Witnesses in Sudan’s Blue Nile region say more than 150 people have been killed this week in communal violence triggered by a land dispute.
Blue Nile governor Ahmed al-Omda Badi declared a night curfew in Wed al- Mahi locality, Wednesday, after the renewed communal fighting between the Hausa and local Berti tribes.
According to an eyewitness, the three days of clashes have killed more than 150 people, injured scores of others and displaced thousands.
Speaking to VOA from al-Damazine town early Friday, local activist Abdulatti Ahmed al-Fekki says the fighting continued for a third day, displacing families, including women and children.
Al-Fekki says according to a report from Wed Al Mahi, houses have been burned to the ground and property is being looted. He describes the situation as horrible.
“The preliminary death toll up to this morning is more than 160 and up to this moment, there are uncounted wounded individuals from Madina villages, two and three who are unable to be taken to the hospital. I am quite sure that in such a situation, there will be victims who have yet to be identified,” he said.
VOA could not independently verify the casualty figures.
Inter-communal clashes erupted between tribes in July due to a land dispute.
Al-Fekki says all health facilities in the town of al-Russairis are filled with injured people, and that about two thousand displaced people have gathered in a nearby village.
The Sudanese national government has deployed more troops to the area to de-escalate tensions between the two rival communities.
Al-Fekki said he saw additional troops being sent to the area Friday morning to end the cycle of violence.
“As I speak, I could see some military Land Cruiser pick-ups, full of armed Sudanese Armed Forces, heading to the conflicted area. Apart from this, he adds, I can confirm that there are some forces that went yesterday to the conflict area to contain the clashes,” he said.
The U.N. humanitarian coordinator in Sudan, Eddie Rowe, expressed concern at the renewed inter-communal fighting in Blue Nile and West Kordofan, appealing for an end to the violence.

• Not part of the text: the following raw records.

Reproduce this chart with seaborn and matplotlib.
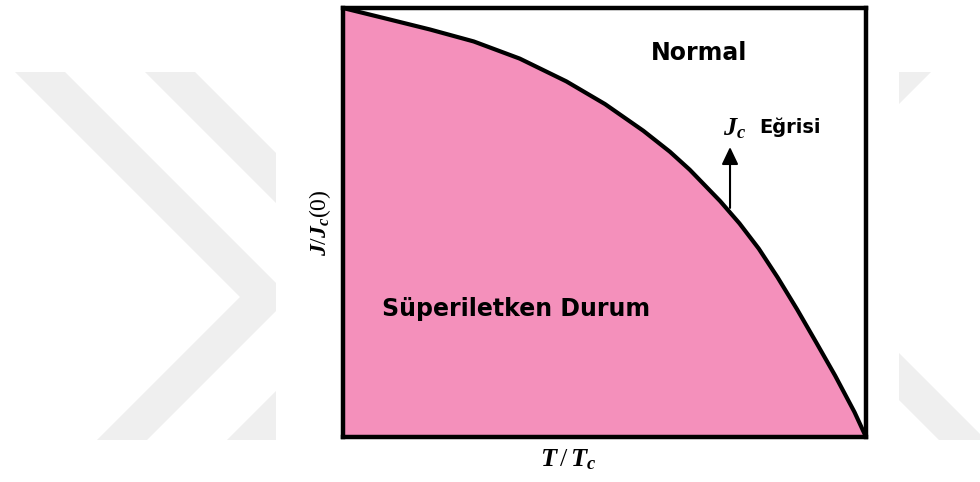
import numpy as np
import matplotlib
matplotlib.use("Agg")
import matplotlib.pyplot as plt
from matplotlib.patches import Polygon, Rectangle
import seaborn as sns
import pandas as pd

# Critical current density versus reduced temperature
T_ratio = [0.0, 0.080, 0.166, 0.250, 0.338, 0.427, 0.501, 0.574, 0.625, 0.663,
           0.721, 0.758, 0.795, 0.831, 0.868, 0.905, 0.941, 0.978, 1.0]
J_ratio = [1.0, 0.976, 0.950, 0.922, 0.882, 0.829, 0.776, 0.714, 0.665, 0.623,
           0.550, 0.498, 0.439, 0.372, 0.298, 0.220, 0.143, 0.058, 0.0]

region_normal = "Normal"
region_super = "Süperiletken Durum"
curve_label = "Eğrisi"
x_label = r"$T\,/\,T_c$"
y_label = r"$J/J_c(0)$"

sns.set_style("white")
plt.rcParams["font.family"] = ["DejaVu Sans"]
plt.rcParams["text.color"] = "black"
plt.rcParams["axes.labelcolor"] = "black"
plt.rcParams["mathtext.fontset"] = "custom"
plt.rcParams["mathtext.it"] = "Liberation Serif:italic:bold"
plt.rcParams["mathtext.rm"] = "Liberation Serif"
plt.rcParams["mathtext.bf"] = "Liberation Serif:bold"

W, H = 980, 482
fig = plt.figure(figsize=(W / 100, H / 100), dpi=100)


def px(x, y):
    return (x / W, 1 - y / H)


# faint chevron background
grey = "#efefef"
chevrons = [
    [(15, 72), (65, 72), (290, 297), (147, 440), (97, 440), (240, 297)],
    [(145, 72), (195, 72), (420, 297), (277, 440), (227, 440), (370, 297)],
    [(931, 72), (884, 72), (659, 297), (802, 440), (849, 440), (706, 297)],
    [(796, 297), (843, 297), (986, 440), (939, 440)],
]
for pts in chevrons:
    fig.add_artist(Polygon([px(*p) for p in pts], closed=True, facecolor=grey,
                           edgecolor="none", transform=fig.transFigure, zorder=0))
fig.add_artist(Rectangle(px(276, 482), 623 / W, 1.0, facecolor="white",
                         edgecolor="none", transform=fig.transFigure, zorder=0.5))

ax = fig.add_axes([343 / W, 1 - 437 / H, 523 / W, 429 / H])
ax.set_zorder(1)
ax.patch.set_alpha(0)

df = pd.DataFrame({"T": T_ratio, "J": J_ratio})
ax.fill_between(df["T"], df["J"], 0, color="#f490bb", lw=0, zorder=1)
sns.lineplot(data=df, x="T", y="J", ax=ax, color="black", lw=3.0,
             sort=False, estimator=None, zorder=2, solid_capstyle="round",
             solid_joinstyle="round")

ax.set_xlim(0, 1)
ax.set_ylim(0, 1)
ax.set_xticks([])
ax.set_yticks([])
for s in ax.spines.values():
    s.set_visible(True)
    s.set_color("black")
    s.set_linewidth(3.2)
    s.set_zorder(3)

ax.set_xlabel(x_label, fontsize=19)
ax.xaxis.set_label_coords(0.43, -0.022)
ax.set_ylabel(y_label, fontsize=17)
ax.yaxis.set_label_coords(-0.02, 0.5)

ax.text(0.589, 0.879, region_normal, fontsize=17, fontweight="bold",
        ha="left", va="baseline", zorder=4)
ax.text(0.075, 0.282, region_super, fontsize=17, fontweight="bold",
        ha="left", va="baseline", zorder=4)

# label and arrow pointing at the curve
ax.text(0.727, 0.704, r"$J_c$", fontsize=19, ha="left", va="baseline", zorder=4)
ax.text(0.795, 0.709, curve_label, fontsize=14, fontweight="bold",
        ha="left", va="baseline", zorder=4)
ax.annotate("", xy=(0.740, 0.676), xytext=(0.740, 0.534),
            arrowprops=dict(arrowstyle="-|>,head_length=1.05,head_width=0.5",
                            color="black", lw=1.5, shrinkA=0, shrinkB=0),
            zorder=4)

fig.savefig("out.png", dpi=100)
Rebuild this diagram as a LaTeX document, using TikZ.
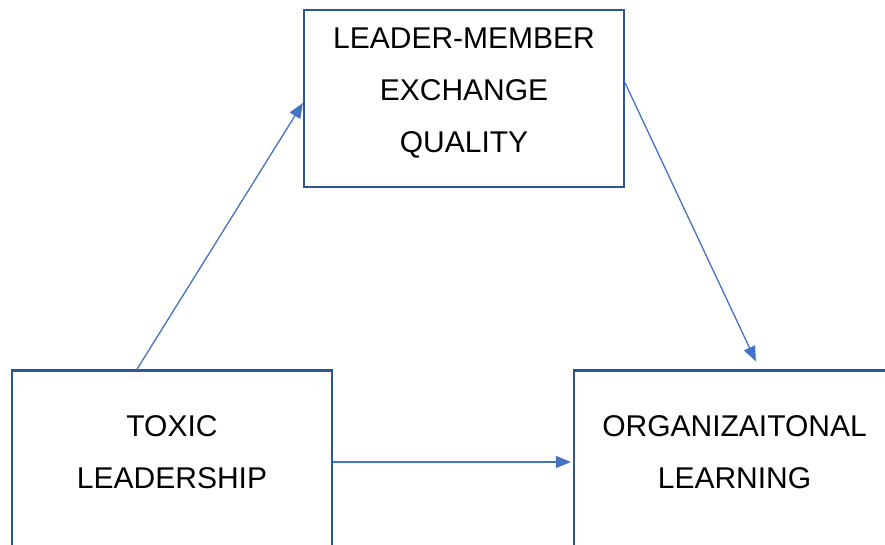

At least 1,200 people have been displaced and an unconfirmed 170 people have been killed and 327 have been injured, Rowe said in a statement published Thursday.
Rowe urged all parties in the conflict to enable the free and safe movement of affected people in search of safety and assistance. He said humanitarian organizations in Sudan stand ready to aid people affected by the conflicts.
The international charity organization, Save the Children in Sudan, also expressed deep concern about renewed violence in Blue Nile. “We urge authorities and community leaders to do everything possible to end violence affecting innocent civilians,” it said.